Film Darah dan Doa menuai sukses karena menggambarkan ideologi yang dimiliki oleh orang-orang Indonesia dalam memperjuangkan kemerdekaan mereka. Dari situ pula momen ini dianggap menjadi titik bangkitnya perfilman Tanah Air pada era Presiden BJ Habibie dan diresmikan oleh pemerintah melalui Keputusan Presiden Republik Indonesia Nomor 25 Tahun 1999.
Hari pertama pengambilan gambar dari film ini adalah tanggal 30 Maret 1950. Itulah yang melandasi ditetapkannya sebagai Hari Perfilman Nasional yang ditetapkan oleh Dewan Film Nasional di tanggal tersebut.
Peringatan ini dibuat dalam upaya meningkatkan kepercayaan diri, motivasi para insan film Indonesia serta untuk meningkatkan prestasi yang mampu mengangkat derajat film Indonesia secara regional, nasional dan internasional.
Sejarah Hari Film Nasional
Sebagaimana dilansir laman Wikipedia, pada 30 Maret 1950, film Darah dan Doa karya sutradara Usmar Ismail melakukan pengambilan gambar hari pertama. Film ini merupakan film pertama yang disutradarai orang dan perusahaan Indonesia, Perusahaan Film Nasional Indonesia (Perfini). Saat itu, selain PFN yang dimiliki oleh negara, terdapat dua perusahaan perfilman terbesar di Indonesia, yaitu Perfini dan Persari.
Baca juga: Sejarah Hari Meteorologi Sedunia
Pada 11 Oktober 1962, konferensi Dewan Film Nasional dengan Organisasi Perfilman menetapkan 30 Maret menjadi Hari Film Nasional. Sejak saat itu, 30 Maret dianggap sebagai Hari Film Nasional. Usmar Ismail (pendiri Perfini) dan Djamaludin Malik (pendiri Persari) juga diangkat sebagai Bapak Perfilman Nasional.
Penetapan tanggal 30 Maret sebagai Hari Film Nasional bukanlah pilihan tunggal. Tanggal 19 September juga pernah diusulkan dikarena tanggal peliputan Rapat Raksasa Lapangan Ikada Presiden Sukarno. Keberanian juru kamera Berita Film Indonesia merekam peristiwa bersejarah itu sangat berbahaya sehingga patut dikenang.

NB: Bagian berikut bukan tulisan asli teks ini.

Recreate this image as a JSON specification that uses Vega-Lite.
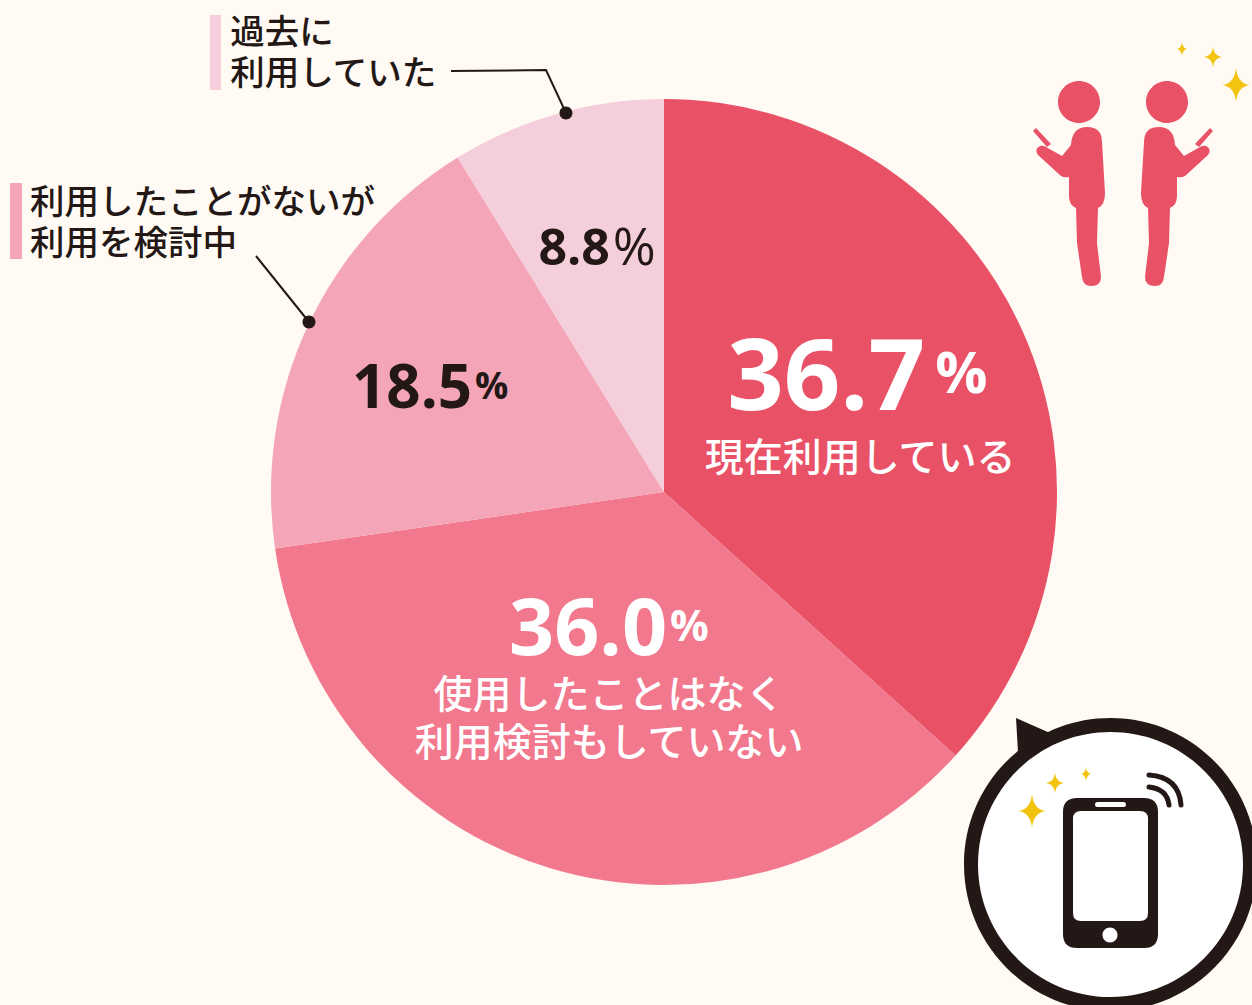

Pada 1964 Pegiat perfilman komunis juga pernah mengusulkan Hari Film Nasional didasarkan dari tanggal pendirian PAPFIAS (Panitia Aksi Pemboikotan Film Imperialis Amerika Serikat). Aksi tersebut berhasil menghentikan pemutaran film-film Amerika Serikat di Indonesia. Namun, setelah peristiwa Gerakan 30 September usulan tersebut lenyap.
Pada tahun 1980-an, ketika situasi politik dan kondisi perfilman telah stabil, gagasan mengenai Hari Film Nasional diangkat kembali. Dewan Film Nasional, kelompok pemikir Menteri Penerangan, kembali mewacanakan 30 Maret untuk dijadikan keputusan bersama.
Namun, usaha tersebut kembali gagal karena PFN mengusulkan 19 September dan 6 Oktober. Tanggal 6 Oktober merupakan tanggal penyerahan perusahaan Nippon Eiga Sha oleh penguasa Jepang kepada pemerintah Indonesia, yang kemudian menjadi BFI dan PFN. Usulan ini langsung ditolak, karena tidak mengandung idealisme atau nilai perjuangan.
Pada awal 1990 Dewan Film Nasional memutuskan menjaring pendapat soal Hari Film Nasional. Anggota DFN, Soemardjono, ditunjuk memimpin pertemuan sejumlah orang yang pernah terlibat dalam sejarah film di gedung Badan Sensor Film (BSF).
Salah satu peserta pertemuan, Alwi Dahlan memberikan dasar pertimbangan yang akhirnya diterima. Menurutnya kedua tanggal itu penting, namun 19 September merupakan peristiwa jurnalistik. Sedangkan Hari Film Nasional adalah untuk memperingati pembuatan film cerita.
Hari Film Nasional kemudian disahkan secara resmi oleh B.J Habibie dengan terbitnya Keputusan Presiden Republik Indonesia (Keppres RI) Nomor 25 Tahun 1999 tentang Hari Film Nasional. Dalam Keppres ini juga disebutkan bahwa Hari Film Nasional bukan merupakan hari libur nasional.